Every achievement they’ve made should be emphasized, and it is unwise to let the differences or quarrels overshadow the achievements. Differences should not be ignored, neither should they be overemphasized. It would be preferable if differences in one area don’t hinder cooperation in others’. This will be helpful for the U.S. and China to narrow their gaps and extend their common interests.
- Countries with a Rule-based Relationship Can Enjoy More Trust
U.S. officials have frequently criticized China for not acting following international rules, and urged it to solve territorial disputes with its neighbors by international law. Chinese officials frequently criticize the U.S. for its double-standard in dealing with international affairs.

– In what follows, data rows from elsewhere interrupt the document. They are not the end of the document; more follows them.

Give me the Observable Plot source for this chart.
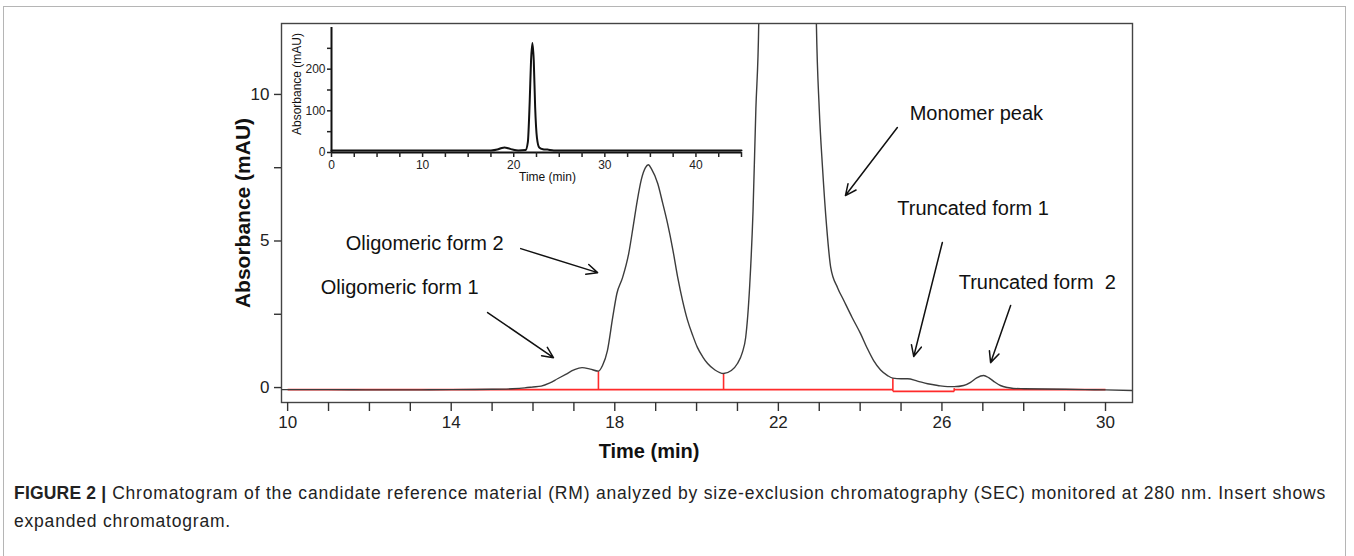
<!DOCTYPE html>
<html>
<head>
<meta charset="utf-8">
<script src="https://cdn.jsdelivr.net/npm/d3@7"></script>
<script src="https://cdn.jsdelivr.net/npm/@observablehq/plot@0.6"></script>
<style>
  html, body { margin: 0; padding: 0; background: #fff; }
  body { width: 1354px; height: 556px; position: relative; overflow: hidden; font-family: "Liberation Sans", Arial, sans-serif; }
  #frame { position: absolute; left: 3px; top: 6px; width: 1343px; height: 600px; border: 1px solid #b5b5b5; box-sizing: border-box; }
  #main { position: absolute; left: 0; top: 0; }
  #inset { position: absolute; left: 282px; top: 16px; }
  #caption { position: absolute; left: 14px; top: 479px; width: 1335px; font-size: 17.5px; letter-spacing: 0.8px; line-height: 28px; color: #222; white-space: nowrap; }
  #caption b { font-weight: bold; letter-spacing: 0.2px; }
</style>
</head>
<body>
<div id="frame"></div>
<div id="main"></div>
<div id="inset"></div>
<div id="caption"><b>FIGURE 2 |</b> Chromatogram of the candidate reference material (RM) analyzed by size-exclusion chromatography (SEC) monitored at 280 nm. Insert shows<br>expanded chromatogram.</div>
<script>
// ---- Main chromatogram (time in min, absorbance in mAU) ----
const mainTime = [9.85, 10, 11, 12, 13, 14, 15, 15.5, 15.8, 16, 16.2, 16.4, 16.6, 16.8, 17, 17.2, 17.4, 17.6, 17.7, 17.82, 17.95, 18.05, 18.19, 18.34, 18.45, 18.55, 18.65, 18.75, 18.82, 18.9, 19.05, 19.17, 19.29, 19.42, 19.54, 19.66, 19.78, 19.9, 20.02, 20.15, 20.27, 20.45, 20.66, 20.85, 21, 21.12, 21.2, 21.3, 21.38, 21.45, 21.52, 21.6, 21.75, 22.0, 22.15, 22.35, 22.6, 22.8, 22.93, 23.0, 23.08, 23.18, 23.28, 23.45, 23.6, 23.8, 24.01, 24.17, 24.33, 24.5, 24.67, 24.8, 25.0, 25.16, 25.4, 25.65, 25.9, 26.14, 26.3, 26.53, 26.7, 26.85, 27.02, 27.15, 27.3, 27.43, 27.6, 27.75, 28, 28.5, 29, 29.5, 30, 30.66];
const mainAbs  = [-0.07, -0.07, -0.07, -0.08, -0.08, -0.07, -0.06, -0.04, -0.01, 0.02, 0.05, 0.15, 0.3, 0.45, 0.6, 0.68, 0.63, 0.56, 0.75, 1.26, 2.4, 3.2, 3.75, 4.57, 5.5, 6.38, 7.1, 7.5, 7.6, 7.45, 6.96, 6.3, 5.6, 4.7, 3.75, 2.95, 2.29, 1.8, 1.37, 1.05, 0.82, 0.6, 0.48, 0.58, 0.82, 1.2, 1.7, 3.5, 6, 9.5, 12.4, 25, 90, 220, 265, 230, 100, 30, 12.4, 9.5, 7.5, 5.5, 4.1, 3.4, 2.97, 2.4, 1.84, 1.35, 0.92, 0.6, 0.41, 0.32, 0.3, 0.3, 0.22, 0.13, 0.07, 0.03, 0.03, 0.07, 0.18, 0.33, 0.41, 0.33, 0.18, 0.07, 0.0, -0.03, -0.04, -0.05, -0.06, -0.07, -0.08, -0.1];

// ---- Red integration baseline and drop lines ----
const baseX1 = [10, 24.8, 26.3, 17.6, 20.66, 24.8, 26.3];
const baseY1 = [-0.07, -0.13, -0.07, -0.07, -0.07, -0.13, -0.13];
const baseX2 = [24.8, 26.3, 30, 17.6, 20.66, 24.8, 26.3];
const baseY2 = [-0.07, -0.13, -0.07, 0.56, 0.48, 0.32, -0.02];

// ---- Inset (expanded chromatogram) ----
const insetTime = [0, 17.5, 18.2, 18.7, 19.0, 19.4, 19.9, 20.5, 21.3, 21.55, 21.75, 21.9, 22.05, 22.2, 22.35, 22.55, 22.8, 23.2, 23.7, 24.4, 45];
const insetAbs  = [5, 5, 7, 11, 12, 10, 7, 5, 6, 25, 120, 220, 263, 220, 110, 35, 12, 8, 7, 5, 5];

// ---- Annotations ----
const leftLabelText  = ["Oligomeric form 2", "Oligomeric form 1"];
const leftLabelTime  = [15.28, 14.67];
const leftLabelAbs   = [4.91, 3.41];
const rightLabelText = ["Monomer peak", "Truncated form 1", "Truncated form  2"];
const rightLabelTime = [25.21, 24.91, 26.41];
const rightLabelAbs  = [9.35, 6.11, 3.58];
const arrowX1 = [15.70, 14.89, 24.91, 26.01, 27.68];
const arrowY1 = [4.74, 2.56, 8.87, 4.95, 2.80];
const arrowX2 = [17.58, 16.50, 23.64, 25.31, 27.19];
const arrowY2 = [3.92, 1.02, 6.55, 1.06, 0.85];

// ---- Axis ticks ----
const xTicks = d3.range(10, 31, 1);
const xTickLabels = [10, 14, 18, 22, 26, 30];
const yTicks = [0, 2.5, 5, 7.5, 10];
const yTickLabels = [0, 5, 10];
const insetXTicks = d3.range(0, 45.1, 2.5);
const insetXTickLabels = [0, 10, 20, 30, 40];
const insetYTicks = [0, 50, 100, 150, 200, 250];
const insetYTickLabels = [0, 100, 200];

const curve = mainTime.map((t, i) => ({t, a: mainAbs[i]}));
const base = baseX1.map((x, i) => ({x1: x, y1: baseY1[i], x2: baseX2[i], y2: baseY2[i]}));
const leftLabels = leftLabelText.map((s, i) => ({s, t: leftLabelTime[i], a: leftLabelAbs[i]}));
const rightLabels = rightLabelText.map((s, i) => ({s, t: rightLabelTime[i], a: rightLabelAbs[i]}));
const arrows = arrowX1.map((x, i) => ({x1: x, y1: arrowY1[i], x2: arrowX2[i], y2: arrowY2[i]}));
const inset = insetTime.map((t, i) => ({t, a: insetAbs[i]}));

const font = "'Liberation Sans', Arial, sans-serif";

const main = Plot.plot({
  width: 1354, height: 470,
  marginLeft: 281, marginRight: 222, marginTop: 23, marginBottom: 68,
  style: {fontFamily: font, color: "#222", background: "transparent"},
  x: {domain: [9.85, 30.66]},
  y: {domain: [-0.51, 12.42]},
  marks: [
    Plot.link(base, {x1: "x1", y1: "y1", x2: "x2", y2: "y2", stroke: "#ff2b2b", strokeWidth: 1.6}),
    Plot.line(curve, {x: "t", y: "a", stroke: "#3c3c3c", strokeWidth: 1.4, curve: "monotone-x", clip: true}),
    Plot.frame({stroke: "#444", strokeWidth: 1.4}),
    Plot.axisX({ticks: xTicks, tickSize: 9, tickPadding: 4, fontSize: 17, strokeWidth: 1.4, stroke: "#333",
      tickFormat: d => xTickLabels.includes(d) ? String(d) : "", label: null}),
    Plot.axisY({ticks: yTicks, tickSize: 7, tickPadding: 5, fontSize: 17, strokeWidth: 1.4, stroke: "#333",
      tickFormat: d => yTickLabels.includes(d) ? String(d) : "", label: null}),
    Plot.text(["Time (min)"], {frameAnchor: "bottom", text: d => d, dx: -58, dy: 55, fontSize: 20, fontWeight: "bold", fill: "#111"}),
    Plot.text(["Absorbance (mAU)"], {frameAnchor: "left", text: d => d, dx: -38, rotate: -90, textAnchor: "middle", fontSize: 21, fontWeight: "bold", fill: "#111"}),
    Plot.arrow(arrows, {x1: "x1", y1: "y1", x2: "x2", y2: "y2", stroke: "#111", strokeWidth: 1.5, headLength: 12, headAngle: 50}),
    Plot.text(leftLabels, {x: "t", y: "a", text: "s", textAnchor: "end", fontSize: 20, fill: "#111"}),
    Plot.text(rightLabels, {x: "t", y: "a", text: "s", textAnchor: "start", fontSize: 20, fill: "#111"})
  ]
});
document.getElementById("main").appendChild(main);

const ins = Plot.plot({
  width: 470, height: 180,
  marginLeft: 49, marginRight: 11, marginTop: 11, marginBottom: 44,
  style: {fontFamily: font, color: "#222", background: "transparent"},
  x: {domain: [0, 45]},
  y: {domain: [0, 300]},
  marks: [
    Plot.line(inset, {x: "t", y: "a", stroke: "#111", strokeWidth: 2, curve: "monotone-x"}),
    Plot.ruleY([0], {stroke: "#111", strokeWidth: 2}),
    Plot.ruleX([0], {stroke: "#111", strokeWidth: 2}),
    Plot.axisX({ticks: insetXTicks, tickSize: 5, tickPadding: 3, fontSize: 12, strokeWidth: 1.5,
      tickFormat: d => insetXTickLabels.includes(d) ? String(d) : "", label: null}),
    Plot.axisY({ticks: insetYTicks, tickSize: 4, tickPadding: 2, fontSize: 12, strokeWidth: 1.5,
      tickFormat: d => insetYTickLabels.includes(d) ? String(d) : "", label: null}),
    Plot.text(["Time (min)"], {frameAnchor: "bottom", text: d => d, dx: 11, dy: 28, fontSize: 12, fill: "#111"}),
    Plot.text(["Absorbance (mAU)"], {frameAnchor: "left", text: d => d, dx: -34, dy: -6, rotate: -90, textAnchor: "middle", fontSize: 12, fill: "#111"})
  ]
});
document.getElementById("inset").appendChild(ins);
</script>
</body>
</html>
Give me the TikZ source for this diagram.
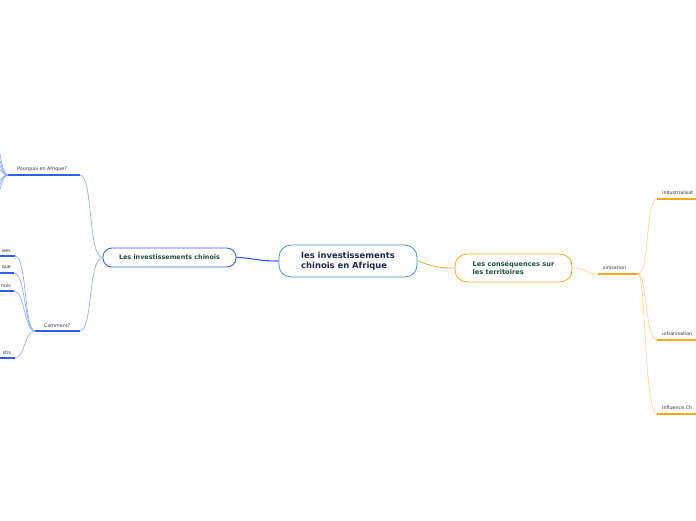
\documentclass[tikz,border=0pt]{standalone}
\usepackage{fontspec}
\setmainfont{DejaVu Sans}
\definecolor{cblue}{HTML}{2F5FE8}
\definecolor{lblue}{HTML}{8AA6FF}
\definecolor{cborder}{HTML}{4A90D0}
\definecolor{corange}{HTML}{F5A623}
\definecolor{lorange}{HTML}{FFCF88}
\definecolor{navy}{HTML}{1B2A4E}
\definecolor{dgreen}{HTML}{1E4D3C}
\definecolor{lgray}{HTML}{333333}
\begin{document}
\begin{tikzpicture}[x=1pt,y=-1pt,
  central/.style={draw=cborder,line width=0.8pt,rounded corners=12pt,fill=white,minimum width=138pt,minimum height=32pt,align=left,text=navy,font=\fontsize{8.4}{10}\selectfont\bfseries,inner sep=0pt},
  mainL/.style={draw=cblue,line width=0.8pt,rounded corners=9pt,fill=white,minimum width=133pt,minimum height=19pt,text=dgreen,font=\fontsize{6.4}{8}\selectfont\bfseries,inner sep=0pt},
  mainR/.style={draw=corange,line width=0.8pt,rounded corners=12pt,fill=white,minimum width=117pt,minimum height=28pt,align=left,text=dgreen,font=\fontsize{6.6}{8}\selectfont\bfseries,inner sep=0pt},
  lab/.style={text=lgray,font=\fontsize{4.8}{6}\selectfont,inner sep=0pt},
  ulB/.style={draw=cblue,line width=1.2pt},
  ulO/.style={draw=corange,line width=1.2pt},
  conB/.style={draw=lblue,line width=0.6pt},
  conO/.style={draw=lorange,line width=0.6pt}]
\useasboundingbox (0,0) rectangle (696,520);

% main nodes
\node[central] (c) at (348,261) {les investissements\\chinois en Afrique};
\node[mainL] (L) at (169.5,257.5) {Les investissements chinois};
\node[mainR] (R) at (513.5,268) {Les conséquences sur\\les territoires};

% main connectors
\draw[cblue,line width=1.1pt] (c.west) .. controls (255,261) and (255,258) .. (L.east);
\draw[corange,line width=0.8pt] (c.east) .. controls (435,267) and (437,268) .. (R.west);

% left subtopics
\coordinate (pqR) at (80,175); \coordinate (pqL) at (8,175);
\node[lab,anchor=west] (pq) at (17,169.5) {Pourquoi en Afrique?};
\draw[ulB] (pqL) -- (pqR);
\coordinate (cmR) at (80,331); \coordinate (cmL) at (35,331);
\node[lab,anchor=west] (cm) at (44,325.5) {Comment?};
\draw[ulB] (cmL) -- (cmR);
\draw[conB] (L.west) .. controls (88,258) and (93,175) .. (pqR);
\draw[conB] (L.west) .. controls (88,258) and (93,331) .. (cmR);

% Pourquoi fan (children off page)
\foreach \yy [count=\i] in {118,136,150,160,190,200,214} {
  \coordinate (pf\i) at (-14,\yy);
  \draw[conB] (pqL) .. controls (-1,175) and (-1,\yy) .. (pf\i);
}

% Comment children
\coordinate (k1) at (15,256); \coordinate (k1L) at (0,256);
\coordinate (k2) at (14,273); \coordinate (k2L) at (0,273);
\coordinate (k3) at (14,291); \coordinate (k3L) at (0,291);
\coordinate (k4) at (15,358); \coordinate (k4L) at (0,358);
\node[lab,anchor=east] (t1) at (11,250.5) {ises};
\node[lab,anchor=east] (t2) at (11,268) {que};
\node[lab,anchor=east] (t3) at (11,286) {nois};
\node[lab,anchor=east] (t4) at (11,353) {stis};
\draw[ulB] (k1L) -- (k1);
\draw[ulB] (k2L) -- (k2);
\draw[ulB] (k3L) -- (k3);
\draw[ulB] (k4L) -- (k4);
\draw[conB] (cmL) .. controls (24,331) and (27,256) .. (k1);
\draw[conB] (cmL) .. controls (24,331) and (26,273) .. (k2);
\draw[conB] (cmL) .. controls (24,331) and (25,291) .. (k3);
\draw[conB] (cmL) .. controls (24,331) and (25,358) .. (k4);

% right side
\coordinate (snL) at (598,274); \coordinate (snR) at (638,274);
\node[lab,anchor=west] (sn) at (603,268) {sinisation};
\draw[ulO] (snL) -- (snR);
\draw[conO] (R.east) .. controls (588,268) and (584,274) .. (snL);

\coordinate (inL) at (657,199); \coordinate (inR) at (697,199);
\coordinate (urL) at (657,340); \coordinate (urR) at (697,340);
\coordinate (ifL) at (657,414); \coordinate (ifR) at (697,414);
\node[lab,anchor=west] (in) at (662,193) {industrialisat};
\node[lab,anchor=west] (ur) at (662,333.5) {urbanisation};
\node[lab,anchor=west] (if) at (662,408) {Influence Ch};
\draw[ulO] (inL) -- (inR);
\draw[ulO] (urL) -- (urR);
\draw[ulO] (ifL) -- (ifR);
\draw[conO] (snR) .. controls (650,274) and (645,199) .. (inL);
\draw[conO] (snR) .. controls (647,274) and (645,340) .. (urL);
\draw[conO] (snR) .. controls (646,274) and (644,414) .. (ifL);
\end{tikzpicture}
\end{document}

It’s difficult for the U.S. and China to build strategic trust, but interactions based on international rules may be helpful in advancing such trust. They may not make compromises on issues like values and political systems, but it’s highly possible for them to arrive at consensuses on particular issues like trade conflict, nuclear proliferation and climate change.
If the Sino-U.S. relationship is based on rules, their differences might be solved smoothly. If the summit could show the two powers’ strong commitment to international rules, it will deliver a strong push for a stable Sino-U.S. relationship. And the mutual trust may increase accordingly.
President Xi’s visit to the U.S. comes at a critical moment. When minds change, the future will be different. That’s what people may expect from the coming summit.